Another big hurdle was the drug makers, who were insisting the government take liability for any harmful side effects from the vaccine. During congressional hearings in the spring and early summer, lawmakers heard some naysayers who noted that the swine flu of last winter never got beyond Dix and that only one death had been reported.

The president and his experts prevailed, however, and on Aug. 12 Congress put up the money to get the job done. The mighty task was put into the hands of a charismatic 33-year-old physician for the Department of Health, Education and Welfare, Dr. W. Delano Meriwether, a world-class sprinter who still competed in track meets.

Now he was in a race for life, or so he thought. Meriwether was given until the end of the year to get all 220 million Americans inoculated against swine flu.

By Oct. 1, the makers had the serums ready and America's public health bureaucracy had lined up thousands of doctors, nurses and paramedics to give out the shots at medical centers, schools and firehouses across the nation.

Jim Florio, then an ambitious rookie Democratic congressman supporting Jimmy Carter for president, didn't use the situation to take a shot at Ford. He lined up and was the first Jersey resident to take the inoculation.

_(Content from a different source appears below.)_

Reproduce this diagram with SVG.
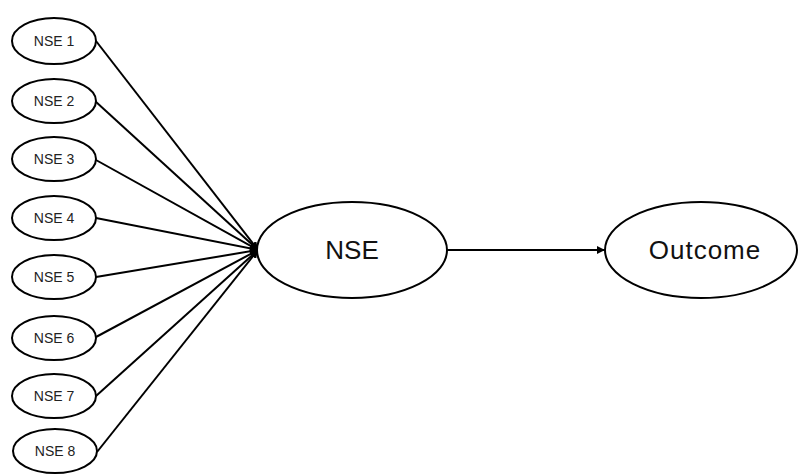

Within days, however, several people who had taken the shot fell seriously ill. On Oct. 12, three elderly people in the Pittsburgh area suffered heart attacks and died within hours of getting the shot, which led to suspension of the program in Pennsylvania.

Jersey pressed on with inoculations, however. Through the fall, even as more bad reports about the side effects of the vaccine came out, thousands of mostly older people in Greater Trenton lined up outside health centers, schools and firehouses to get the shot, sometimes waiting for an hour.

One of them was Lawrence's Mary Kent, a 45-year-old mother of two teenage boys who couldn't tie the ribbons on Christmas presents only days after she got her shot at the Trenton War Memorial in early December.

On Dec. 16, increasingly concerned about reports of the vaccine touching off neurological problems, especially rare Guillain-Barre syndrome, the government suspended the program, having inoculated 40 million people for a flu that never came.

By year's end, Jack Kent knew his wife was seriously ill and started reading all about the side effects of the president's flu inoculation, especially nerve problems like those his wife was experiencing.

Even before Mary Kent died an invalid at age 51 in January 1982, Kent had joined the hundreds of Americans who filed suit against the government on behalf of children left without a parent due to fatal side effects from the swine flu vaccine.

Kent's sister-in-law, also named Mary Kent, recalled the other day that Jack Kent died in 1997 still angrily blaming the government for giving his wife Guillian-Barre, leading to her death.

The swine flu case of 1976 forever reduced confidence in public health pronouncements from the government and helped foster cynicism about federal policy makers that continues to this day.

Citing the swine flu fiasco, for instance, one scholar recently authored a report suggesting the threat of AIDS has been similarly overblown.

Yet Joseph Califano, one of the earliest to use the word "fiasco" in describing the swine flu affair, came to the conclusion that it all couldn't have been avoided. Califano, whom President Carter appointed Secretary of Health, Education and Welfare after beating Ford in the November election, said the doctors had no choice but to err on the side of the caution.

In "The Epidemic That Never Was," Califano said that faced with the threat of another killer plague with the potential to end millions of lives, the doctors were right to seek an inoculation program.